* [Stated problem]: Print again only this span: the line with "Generate a web", the line with "const ticksY = [8, 10, 12, 14, 16, 18, 20];", and all lines between them, exactly as given.

** Start Excerpted records **

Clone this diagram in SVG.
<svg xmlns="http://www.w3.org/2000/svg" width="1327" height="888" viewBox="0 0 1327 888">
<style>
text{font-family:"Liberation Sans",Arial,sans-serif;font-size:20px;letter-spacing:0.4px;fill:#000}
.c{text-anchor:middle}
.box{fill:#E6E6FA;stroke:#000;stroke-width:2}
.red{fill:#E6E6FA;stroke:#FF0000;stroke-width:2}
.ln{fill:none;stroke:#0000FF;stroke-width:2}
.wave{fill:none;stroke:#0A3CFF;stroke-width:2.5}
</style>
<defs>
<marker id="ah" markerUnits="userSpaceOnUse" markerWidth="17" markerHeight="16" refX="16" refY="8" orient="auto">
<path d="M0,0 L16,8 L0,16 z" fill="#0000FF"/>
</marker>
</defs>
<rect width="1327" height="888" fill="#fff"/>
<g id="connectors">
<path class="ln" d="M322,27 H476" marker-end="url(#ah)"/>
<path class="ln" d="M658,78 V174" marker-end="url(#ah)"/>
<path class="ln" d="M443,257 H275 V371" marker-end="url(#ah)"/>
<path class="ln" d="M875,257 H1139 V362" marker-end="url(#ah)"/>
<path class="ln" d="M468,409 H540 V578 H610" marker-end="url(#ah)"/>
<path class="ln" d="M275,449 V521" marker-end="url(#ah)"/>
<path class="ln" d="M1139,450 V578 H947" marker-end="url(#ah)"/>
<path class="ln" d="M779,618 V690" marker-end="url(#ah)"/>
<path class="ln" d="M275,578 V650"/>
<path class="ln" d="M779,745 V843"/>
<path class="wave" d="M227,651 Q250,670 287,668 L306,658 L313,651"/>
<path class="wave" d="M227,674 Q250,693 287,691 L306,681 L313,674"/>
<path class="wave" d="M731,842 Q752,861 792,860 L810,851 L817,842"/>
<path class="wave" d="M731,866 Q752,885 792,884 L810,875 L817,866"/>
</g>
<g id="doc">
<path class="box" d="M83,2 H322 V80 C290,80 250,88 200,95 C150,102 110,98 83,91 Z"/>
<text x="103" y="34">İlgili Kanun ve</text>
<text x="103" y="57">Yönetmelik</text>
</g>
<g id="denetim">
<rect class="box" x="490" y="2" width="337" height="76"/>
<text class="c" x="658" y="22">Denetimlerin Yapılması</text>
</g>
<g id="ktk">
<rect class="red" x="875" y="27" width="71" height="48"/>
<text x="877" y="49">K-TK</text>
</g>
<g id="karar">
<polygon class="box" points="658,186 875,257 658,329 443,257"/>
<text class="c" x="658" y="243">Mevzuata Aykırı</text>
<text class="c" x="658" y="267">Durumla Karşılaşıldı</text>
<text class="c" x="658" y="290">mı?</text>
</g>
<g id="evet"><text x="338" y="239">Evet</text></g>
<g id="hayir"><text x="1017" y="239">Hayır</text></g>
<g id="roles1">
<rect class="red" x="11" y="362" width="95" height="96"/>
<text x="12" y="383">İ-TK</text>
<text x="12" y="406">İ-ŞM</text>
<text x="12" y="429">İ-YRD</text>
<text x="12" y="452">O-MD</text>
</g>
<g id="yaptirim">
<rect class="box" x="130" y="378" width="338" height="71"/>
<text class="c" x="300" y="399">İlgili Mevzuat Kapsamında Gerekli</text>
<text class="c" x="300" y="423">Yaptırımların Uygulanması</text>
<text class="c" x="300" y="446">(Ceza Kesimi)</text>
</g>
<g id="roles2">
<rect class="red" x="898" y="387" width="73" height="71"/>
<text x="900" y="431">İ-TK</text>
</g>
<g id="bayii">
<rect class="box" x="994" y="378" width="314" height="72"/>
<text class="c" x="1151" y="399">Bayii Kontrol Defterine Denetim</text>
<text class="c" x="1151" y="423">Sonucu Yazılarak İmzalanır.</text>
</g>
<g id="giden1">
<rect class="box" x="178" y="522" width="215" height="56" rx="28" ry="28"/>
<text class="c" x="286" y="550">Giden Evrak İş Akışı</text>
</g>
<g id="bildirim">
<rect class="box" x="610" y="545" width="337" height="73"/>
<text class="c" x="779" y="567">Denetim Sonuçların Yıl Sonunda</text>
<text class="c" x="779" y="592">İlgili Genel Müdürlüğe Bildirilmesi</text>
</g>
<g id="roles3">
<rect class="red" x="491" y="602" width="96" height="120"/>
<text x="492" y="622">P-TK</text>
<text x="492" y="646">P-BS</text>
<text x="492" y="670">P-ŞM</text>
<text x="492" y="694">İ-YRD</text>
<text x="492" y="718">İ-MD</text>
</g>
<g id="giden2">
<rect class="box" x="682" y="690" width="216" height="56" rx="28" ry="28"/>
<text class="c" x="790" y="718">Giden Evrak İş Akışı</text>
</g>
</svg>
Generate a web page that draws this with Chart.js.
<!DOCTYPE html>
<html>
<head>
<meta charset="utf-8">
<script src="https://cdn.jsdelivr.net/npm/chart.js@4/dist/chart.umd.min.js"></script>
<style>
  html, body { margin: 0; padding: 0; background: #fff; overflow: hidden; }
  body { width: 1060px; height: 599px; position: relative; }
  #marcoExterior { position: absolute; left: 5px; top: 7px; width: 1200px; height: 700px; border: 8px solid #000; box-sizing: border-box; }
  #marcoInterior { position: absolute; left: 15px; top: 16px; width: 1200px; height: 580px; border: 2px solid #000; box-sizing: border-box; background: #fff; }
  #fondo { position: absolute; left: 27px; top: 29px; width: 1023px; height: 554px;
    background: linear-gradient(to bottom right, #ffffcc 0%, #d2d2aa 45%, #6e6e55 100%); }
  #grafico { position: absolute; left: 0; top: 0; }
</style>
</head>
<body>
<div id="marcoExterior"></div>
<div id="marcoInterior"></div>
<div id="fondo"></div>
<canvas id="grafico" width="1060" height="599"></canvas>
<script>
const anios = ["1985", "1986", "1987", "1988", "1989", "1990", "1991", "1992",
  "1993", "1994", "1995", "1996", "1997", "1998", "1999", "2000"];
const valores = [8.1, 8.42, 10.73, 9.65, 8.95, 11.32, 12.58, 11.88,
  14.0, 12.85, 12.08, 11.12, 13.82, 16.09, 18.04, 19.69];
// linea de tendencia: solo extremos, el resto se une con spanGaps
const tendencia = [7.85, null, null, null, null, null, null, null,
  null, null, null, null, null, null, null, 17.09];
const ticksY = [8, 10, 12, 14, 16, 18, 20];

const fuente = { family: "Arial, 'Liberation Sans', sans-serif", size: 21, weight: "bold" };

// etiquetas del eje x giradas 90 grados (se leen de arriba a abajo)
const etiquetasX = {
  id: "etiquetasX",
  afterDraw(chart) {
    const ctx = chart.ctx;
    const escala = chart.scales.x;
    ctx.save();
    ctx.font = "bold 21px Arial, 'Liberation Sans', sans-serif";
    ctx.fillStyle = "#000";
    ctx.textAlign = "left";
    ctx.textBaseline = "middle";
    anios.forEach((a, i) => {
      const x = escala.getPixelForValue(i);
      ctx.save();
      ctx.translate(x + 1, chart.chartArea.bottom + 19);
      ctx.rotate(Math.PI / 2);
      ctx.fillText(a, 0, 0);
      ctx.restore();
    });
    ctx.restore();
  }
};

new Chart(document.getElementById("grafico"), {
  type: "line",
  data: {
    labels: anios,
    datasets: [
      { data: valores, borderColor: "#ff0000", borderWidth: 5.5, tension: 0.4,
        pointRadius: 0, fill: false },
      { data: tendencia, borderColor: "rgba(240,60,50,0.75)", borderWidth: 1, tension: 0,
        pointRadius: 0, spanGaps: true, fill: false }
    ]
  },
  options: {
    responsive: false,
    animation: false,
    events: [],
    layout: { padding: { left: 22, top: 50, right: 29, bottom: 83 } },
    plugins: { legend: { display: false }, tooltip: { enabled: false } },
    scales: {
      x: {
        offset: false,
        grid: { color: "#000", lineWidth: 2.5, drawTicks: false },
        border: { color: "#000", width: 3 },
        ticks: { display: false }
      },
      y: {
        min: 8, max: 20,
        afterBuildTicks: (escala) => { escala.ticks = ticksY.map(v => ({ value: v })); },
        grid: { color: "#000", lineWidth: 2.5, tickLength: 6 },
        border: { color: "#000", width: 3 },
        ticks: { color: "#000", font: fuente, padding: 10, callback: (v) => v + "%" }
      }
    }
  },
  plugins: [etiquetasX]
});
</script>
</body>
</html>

** End Excerpted records **

* [Solution to the exercise]:
Generate a web page that draws this with Chart.js.
<!DOCTYPE html>
<html>
<head>
<meta charset="utf-8">
<script src="https://cdn.jsdelivr.net/npm/chart.js@4/dist/chart.umd.min.js"></script>
<style>
  html, body { margin: 0; padding: 0; background: #fff; overflow: hidden; }
  body { width: 1060px; height: 599px; position: relative; }
  #marcoExterior { position: absolute; left: 5px; top: 7px; width: 1200px; height: 700px; border: 8px solid #000; box-sizing: border-box; }
  #marcoInterior { position: absolute; left: 15px; top: 16px; width: 1200px; height: 580px; border: 2px solid #000; box-sizing: border-box; background: #fff; }
  #fondo { position: absolute; left: 27px; top: 29px; width: 1023px; height: 554px;
    background: linear-gradient(to bottom right, #ffffcc 0%, #d2d2aa 45%, #6e6e55 100%); }
  #grafico { position: absolute; left: 0; top: 0; }
</style>
</head>
<body>
<div id="marcoExterior"></div>
<div id="marcoInterior"></div>
<div id="fondo"></div>
<canvas id="grafico" width="1060" height="599"></canvas>
<script>
const anios = ["1985", "1986", "1987", "1988", "1989", "1990", "1991", "1992",
  "1993", "1994", "1995", "1996", "1997", "1998", "1999", "2000"];
const valores = [8.1, 8.42, 10.73, 9.65, 8.95, 11.32, 12.58, 11.88,
  14.0, 12.85, 12.08, 11.12, 13.82, 16.09, 18.04, 19.69];
// linea de tendencia: solo extremos, el resto se une con spanGaps
const tendencia = [7.85, null, null, null, null, null, null, null,
  null, null, null, null, null, null, null, 17.09];
const ticksY = [8, 10, 12, 14, 16, 18, 20];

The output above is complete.